Salem - Yes I Smoke Crack



Bass becomes Salem, a witchy  Chicago/Michigan/New York trio consisting of John Holland, Heather Marlatt, and Jack Donoghue. In the wake of last year's resurgence of lo-fi noise pop, an aesthetic that leaned heavily on treble, their emphasis on the low end distinguishes them from other young bands immersed in 4AD haze. And, as part of SALEM's apocalyptic lo-fi murk-pop aesthetic, it no doubt helped bring them to the attention of Patrik North, previously associated with Montreal label Summer Lovers Unlimited (Crystal Castles, the Tough Alliance, the Teenagers). Last year North co-founded a new label, Acéphale, with DJ friend Rory Them Finest, and SALEM's debut, the Yes, I Smoke Crack EP, was their inaugural release. London-based Merok (Klaxons, Crystal Castles, the Teenagers-- getting the picture?) picked up SALEM for a follow-up, the Water EP. Each limited-edition, vinyl-only release reveals a group with a distinctive style and a couple of should-be indie hits, but not quite the craft or consistency of their finest labelmates just yet.

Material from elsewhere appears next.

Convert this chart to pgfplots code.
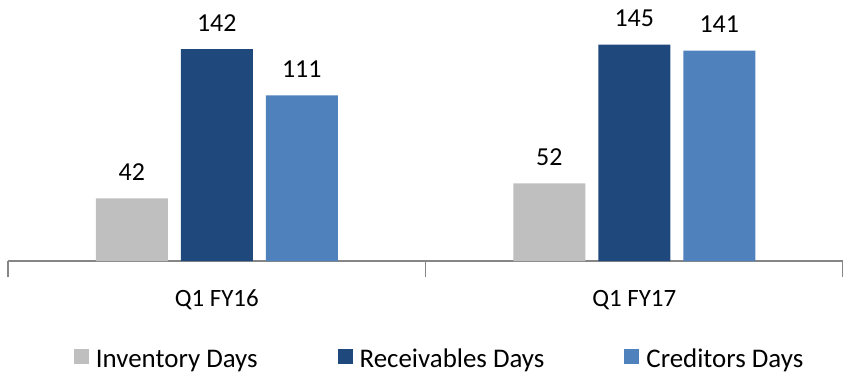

Their best track, "Redlights", opens both EPs. Marlatt's ghostly, Cocteau Twins-like vocals ring around scything guitar textures, funereal synths, and a rudimentary, bass-heavy electronic beat you might expect from Polow Da Don. It's the kind of disembodied, hard-to-pin-down pleasure that made Burial's Untrue so welcome a couple of years ago, with the indie production values and cigarette-smoking nihilism (Crack? ...Really?) of 1980s goth. As on Burial's "Archangel", the hook is just an evocative fragment, in this case about some things that are hard to remember, and some things-- the ones we haven't done yet-- that are hard to forget. It's not really so far from M83's electronic shoegaze circa Dead Cities, Red Seas & Lost Ghosts.

What "Redlights" illuminates, the rest of the EPs explores, to mixed effect. Slowed-down spookout muddles "Water" and "Snakes" hint at, but fail to fully inhabit, the downtuned alien vocal style of the Knife's Silent Shout. One of the quietest tracks, the calypso-tinged murderscape "Deepburn", sounds so rough as to seem unfinished-- are we really ready to get just as excited every time some new band without proven-tastemaker connections sends us a track like this? Still, listening to the Halloween shoegaze of "Dirt", the thudding violence of "Skullcrush", or the deadly sexual confidence of "Whenusleep", you can hear not just bass, but also a promising new group who-- like Glass Candy in the realm of after-hours Italo disco-- have a signature style, and now just need to develop it. Bass should be a means, not an end.